* _PROVIDED MATERIAL_:
+--

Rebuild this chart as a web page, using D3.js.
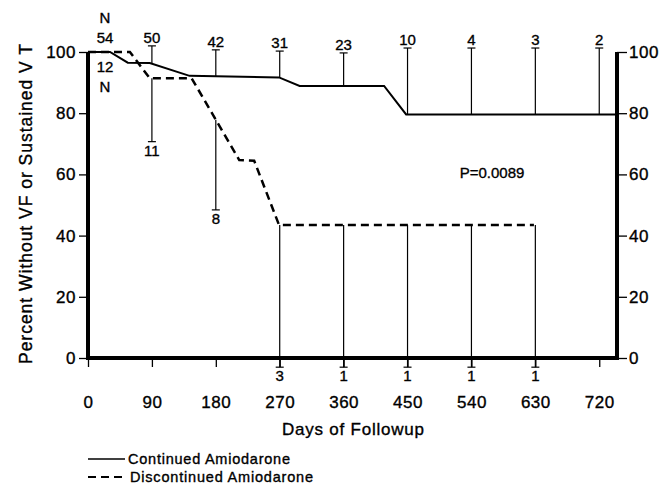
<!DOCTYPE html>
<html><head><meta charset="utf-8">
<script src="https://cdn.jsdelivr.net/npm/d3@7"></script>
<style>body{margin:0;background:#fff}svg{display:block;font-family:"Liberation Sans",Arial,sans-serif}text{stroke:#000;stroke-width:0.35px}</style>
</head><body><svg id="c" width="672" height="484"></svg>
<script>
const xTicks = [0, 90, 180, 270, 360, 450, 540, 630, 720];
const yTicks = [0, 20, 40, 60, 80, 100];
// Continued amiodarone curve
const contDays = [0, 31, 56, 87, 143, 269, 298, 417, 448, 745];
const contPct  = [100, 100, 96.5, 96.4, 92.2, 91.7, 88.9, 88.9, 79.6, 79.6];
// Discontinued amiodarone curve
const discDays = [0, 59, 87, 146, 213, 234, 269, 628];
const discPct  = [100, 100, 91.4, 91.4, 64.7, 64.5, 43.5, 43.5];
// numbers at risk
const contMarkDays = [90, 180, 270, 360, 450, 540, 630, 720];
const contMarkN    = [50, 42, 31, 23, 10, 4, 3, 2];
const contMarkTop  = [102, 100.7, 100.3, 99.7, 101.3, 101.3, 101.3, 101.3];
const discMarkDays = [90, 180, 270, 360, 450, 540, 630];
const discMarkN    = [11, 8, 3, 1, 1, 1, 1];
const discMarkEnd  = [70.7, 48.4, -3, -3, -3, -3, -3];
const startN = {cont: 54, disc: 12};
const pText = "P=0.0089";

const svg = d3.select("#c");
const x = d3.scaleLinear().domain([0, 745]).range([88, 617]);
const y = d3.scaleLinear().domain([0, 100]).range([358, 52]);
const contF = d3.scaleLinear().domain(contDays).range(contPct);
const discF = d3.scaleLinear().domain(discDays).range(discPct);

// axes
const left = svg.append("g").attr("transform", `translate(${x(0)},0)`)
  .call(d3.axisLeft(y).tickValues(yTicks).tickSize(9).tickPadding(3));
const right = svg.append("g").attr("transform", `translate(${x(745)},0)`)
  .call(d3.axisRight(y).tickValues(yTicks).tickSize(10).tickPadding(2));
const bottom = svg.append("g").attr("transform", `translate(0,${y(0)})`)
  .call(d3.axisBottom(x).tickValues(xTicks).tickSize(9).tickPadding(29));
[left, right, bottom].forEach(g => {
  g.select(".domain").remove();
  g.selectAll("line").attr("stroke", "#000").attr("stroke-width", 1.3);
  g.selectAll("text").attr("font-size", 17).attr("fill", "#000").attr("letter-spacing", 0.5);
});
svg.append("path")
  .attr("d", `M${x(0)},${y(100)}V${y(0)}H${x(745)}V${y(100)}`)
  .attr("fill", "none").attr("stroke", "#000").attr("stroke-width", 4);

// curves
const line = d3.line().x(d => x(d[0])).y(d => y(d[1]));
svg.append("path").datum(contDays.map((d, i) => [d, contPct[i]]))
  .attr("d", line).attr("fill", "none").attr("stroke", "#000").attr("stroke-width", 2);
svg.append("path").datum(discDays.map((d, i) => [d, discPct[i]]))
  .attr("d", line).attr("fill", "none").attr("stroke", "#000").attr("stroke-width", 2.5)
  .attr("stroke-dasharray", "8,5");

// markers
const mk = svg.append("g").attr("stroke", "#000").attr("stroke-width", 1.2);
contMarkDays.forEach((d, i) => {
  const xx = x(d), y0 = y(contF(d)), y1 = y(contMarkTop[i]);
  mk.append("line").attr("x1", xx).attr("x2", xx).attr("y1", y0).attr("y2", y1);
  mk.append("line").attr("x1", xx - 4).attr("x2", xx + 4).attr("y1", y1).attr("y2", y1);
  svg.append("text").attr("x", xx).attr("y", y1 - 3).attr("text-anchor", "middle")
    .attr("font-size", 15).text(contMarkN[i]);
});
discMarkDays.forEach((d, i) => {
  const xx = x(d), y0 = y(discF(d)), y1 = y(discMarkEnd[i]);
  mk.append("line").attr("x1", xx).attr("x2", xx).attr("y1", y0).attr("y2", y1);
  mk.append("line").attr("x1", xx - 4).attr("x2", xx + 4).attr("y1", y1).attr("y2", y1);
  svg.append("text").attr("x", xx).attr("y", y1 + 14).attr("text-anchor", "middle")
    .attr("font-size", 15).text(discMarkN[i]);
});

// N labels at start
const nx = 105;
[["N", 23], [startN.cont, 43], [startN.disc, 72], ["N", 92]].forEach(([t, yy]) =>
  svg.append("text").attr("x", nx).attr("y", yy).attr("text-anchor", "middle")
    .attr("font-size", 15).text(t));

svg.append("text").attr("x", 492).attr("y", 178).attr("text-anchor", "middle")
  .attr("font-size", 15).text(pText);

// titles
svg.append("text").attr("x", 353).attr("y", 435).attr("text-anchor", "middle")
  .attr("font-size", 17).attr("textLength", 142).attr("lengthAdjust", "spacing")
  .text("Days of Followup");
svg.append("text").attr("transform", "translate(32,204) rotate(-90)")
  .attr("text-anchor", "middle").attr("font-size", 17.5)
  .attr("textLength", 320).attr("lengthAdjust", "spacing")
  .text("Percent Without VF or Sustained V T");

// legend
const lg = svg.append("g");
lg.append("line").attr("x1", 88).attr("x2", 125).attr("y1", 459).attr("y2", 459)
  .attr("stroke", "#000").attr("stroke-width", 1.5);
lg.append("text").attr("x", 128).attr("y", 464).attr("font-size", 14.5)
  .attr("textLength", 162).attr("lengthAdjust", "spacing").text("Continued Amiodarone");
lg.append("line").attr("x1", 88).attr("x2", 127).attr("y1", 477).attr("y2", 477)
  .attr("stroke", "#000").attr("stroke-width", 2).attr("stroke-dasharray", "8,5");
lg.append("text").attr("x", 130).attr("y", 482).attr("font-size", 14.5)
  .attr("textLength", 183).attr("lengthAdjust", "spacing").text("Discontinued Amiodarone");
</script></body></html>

+--

* _TO BE DONE_: Exactly restate the lines from the beginning of the data through the line with "const discF = d3.scaleLinear().domain(discDays).range(discPct);", and no others, keeping pictures out.

* _OUTPUT FOR THIS EXERCISE_:
Rebuild this chart as a web page, using D3.js.
<!DOCTYPE html>
<html><head><meta charset="utf-8">
<script src="https://cdn.jsdelivr.net/npm/d3@7"></script>
<style>body{margin:0;background:#fff}svg{display:block;font-family:"Liberation Sans",Arial,sans-serif}text{stroke:#000;stroke-width:0.35px}</style>
</head><body><svg id="c" width="672" height="484"></svg>
<script>
const xTicks = [0, 90, 180, 270, 360, 450, 540, 630, 720];
const yTicks = [0, 20, 40, 60, 80, 100];
// Continued amiodarone curve
const contDays = [0, 31, 56, 87, 143, 269, 298, 417, 448, 745];
const contPct  = [100, 100, 96.5, 96.4, 92.2, 91.7, 88.9, 88.9, 79.6, 79.6];
// Discontinued amiodarone curve
const discDays = [0, 59, 87, 146, 213, 234, 269, 628];
const discPct  = [100, 100, 91.4, 91.4, 64.7, 64.5, 43.5, 43.5];
// numbers at risk
const contMarkDays = [90, 180, 270, 360, 450, 540, 630, 720];
const contMarkN    = [50, 42, 31, 23, 10, 4, 3, 2];
const contMarkTop  = [102, 100.7, 100.3, 99.7, 101.3, 101.3, 101.3, 101.3];
const discMarkDays = [90, 180, 270, 360, 450, 540, 630];
const discMarkN    = [11, 8, 3, 1, 1, 1, 1];
const discMarkEnd  = [70.7, 48.4, -3, -3, -3, -3, -3];
const startN = {cont: 54, disc: 12};
const pText = "P=0.0089";

const svg = d3.select("#c");
const x = d3.scaleLinear().domain([0, 745]).range([88, 617]);
const y = d3.scaleLinear().domain([0, 100]).range([358, 52]);
const contF = d3.scaleLinear().domain(contDays).range(contPct);
const discF = d3.scaleLinear().domain(discDays).range(discPct);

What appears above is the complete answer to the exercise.